Birth-death-suppression Markov process and wildfires

TL;DR

This paper introduces a birth-death-suppression Markov process model for wildfires, analyzing extinction probabilities and burn sizes, and develops spectral methods for bounded population processes to support wildfire suppression decision-making.

Contribution

It presents a novel birth-death-suppression Markov process model for wildfires and applies spectral analysis using Pollazcek polynomials to analyze bounded burn scenarios.

Findings

Derived probabilities for extinction and burn size outcomes.

Developed spectral integral representations for bounded population processes.

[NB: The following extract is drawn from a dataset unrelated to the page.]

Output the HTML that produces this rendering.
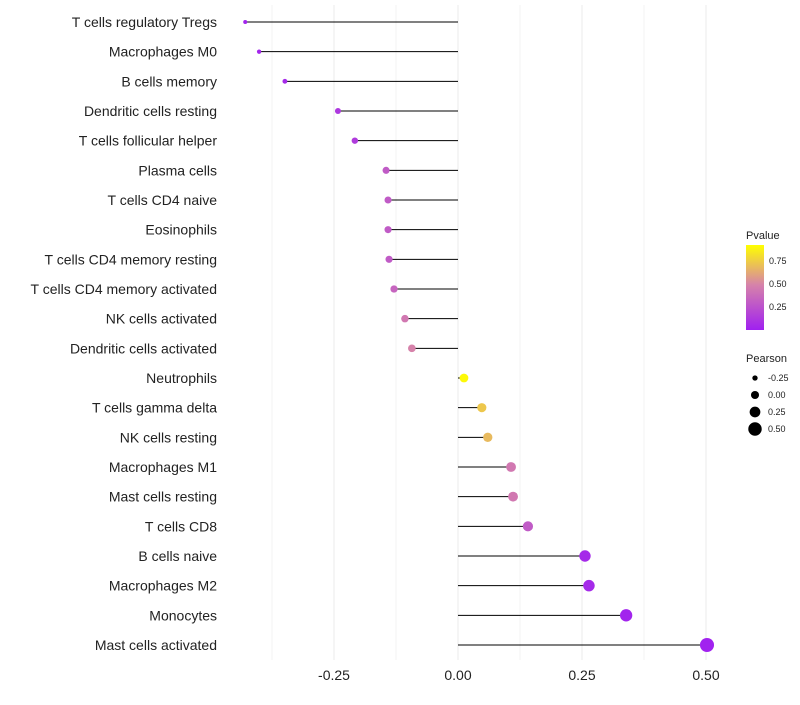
<!DOCTYPE html>
<html><head><meta charset="utf-8"><style>
body{margin:0;background:#fff;font-family:"Liberation Sans",sans-serif;}
</style></head><body>
<svg id="chart" width="800" height="700" xmlns="http://www.w3.org/2000/svg"></svg>
<script>
const categories=["T cells regulatory  Tregs","Macrophages M0","B cells memory","Dendritic cells resting","T cells follicular helper","Plasma cells","T cells CD4 naive","Eosinophils","T cells CD4 memory resting","T cells CD4 memory activated","NK cells activated","Dendritic cells activated","Neutrophils","T cells gamma delta","NK cells resting","Macrophages M1","Mast cells resting","T cells CD8","B cells naive","Macrophages M2","Monocytes","Mast cells activated"];
const pearson=[-0.429,-0.401,-0.349,-0.242,-0.208,-0.145,-0.141,-0.141,-0.139,-0.129,-0.107,-0.093,0.012,0.048,0.060,0.107,0.111,0.141,0.256,0.264,0.339,0.502];
const pvalues=[0.02,0.03,0.05,0.12,0.14,0.3,0.3,0.3,0.3,0.35,0.45,0.5,0.93,0.75,0.7,0.45,0.45,0.3,0.05,0.05,0.02,0.01];
const xTicks=[-0.25,0,0.25,0.5];
const xTickLabels=["-0.25","0.00","0.25","0.50"];
const legP=[0.75,0.5,0.25];
const legR=[-0.25,0,0.25,0.5];
const NS="http://www.w3.org/2000/svg";
const svg=document.getElementById('chart');
const xs=v=>458+v*496;
const ys=i=>22+i*(623/21);
const rs=v=>2+(v+0.43)*5.4;
function col(p){
 const stops=[[0,[160,32,240]],[0.5,[214,130,170]],[0.95,[255,255,0]]];
 p=Math.max(0,Math.min(0.95,p));
 for(let k=0;k<stops.length-1;k++){const a=stops[k],b=stops[k+1];if(p<=b[0]){const t=(p-a[0])/(b[0]-a[0]);return 'rgb('+a[1].map((c,j)=>Math.round(c+(b[1][j]-c)*t)).join(',')+')';}}
}
function mk(t,at){const e=document.createElementNS(NS,t);for(const k in at)e.setAttribute(k,at[k]);svg.appendChild(e);return e;}
// grid
for(let g=-0.375;g<=0.51;g+=0.125){const l=mk('line',{x1:xs(g),x2:xs(g),y1:5,y2:660,stroke:'#ebebeb','stroke-width':Math.abs((g*8)%2)<0.01?1:0.6});

}
xTicks.forEach((t,i)=>{const tx=mk('text',{x:xs(t),y:680,'text-anchor':'middle','font-size':14,fill:'#222'});tx.textContent=xTickLabels[i];

});
categories.forEach((c,i)=>{
 const y=ys(i);
 const lab=mk('text',{x:217,y:y+5,'text-anchor':'end','font-size':14,fill:'#222'});lab.textContent=c;
 
 
 const ln=mk('line',{x1:xs(0),x2:xs(pearson[i]),y1:y,y2:y,stroke:'#000','stroke-width':1});
 
 
 const pt=mk('circle',{cx:xs(pearson[i]),cy:y,r:rs(pearson[i]),fill:col(pvalues[i])});
 
 
});
// legend
const defs=mk('defs',{});
defs.innerHTML='<linearGradient id="pg" x1="0" y1="1" x2="0" y2="0"><stop offset="0" stop-color="rgb(160,32,240)"/><stop offset="0.53" stop-color="rgb(214,130,170)"/><stop offset="1" stop-color="rgb(255,255,0)"/></linearGradient>';
const lt=mk('text',{x:746,y:239,'font-size':11,fill:'#222'});lt.textContent='Pvalue';


const bar=mk('rect',{x:746,y:245,width:18,height:85,fill:'url(#pg)'});


legP.forEach(p=>{const y=330-p*92;const t=mk('text',{x:769,y:y+3,'font-size':9,fill:'#222'});t.textContent=p.toFixed(2);

});
const pt2=mk('text',{x:746,y:362,'font-size':11,fill:'#222'});pt2.textContent='Pearson';


legR.forEach((r,i)=>{const y=378+i*17;const c=mk('circle',{cx:755,cy:y,r:rs(r)-0.3,fill:'#000'});


const t=mk('text',{x:768,y:y+3,'font-size':9,fill:'#222'});t.textContent=r.toFixed(2);

});
</script>
</body></html>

Laid groundwork for real-time wildfire risk metrics and suppression strategies.

Abstract

Birth and death Markov processes can model stochastic physical systems from percolation to disease spread and, in particular, wildfires. We introduce and analyze a birth-death-suppression Markov process as a model of controlled culling of an abstract, dynamic population. Using analytic techniques, we characterize the probabilities and timescales of outcomes like absorption at zero (extinguishment) and the probability of the cumulative population (burned area) reaching a given size. The latter requires control over the embedded Markov chain: this discrete process is solved using the Pollazcek orthogonal polynomials, a deformation of the Gegenbauer/ultraspherical polynomials. This allows analysis of processes with bounded cumulative population, corresponding to finite burnable substrate in the wildfire interpretation, with probabilities represented as spectral integrals. This technology is developed in order to lay the foundations for a dynamic decision support framework. We devise real-time risk metrics and suggest future directions for determining optimal suppression strategies, including multi-event resource allocation problems and potential applications for reinforcement learning.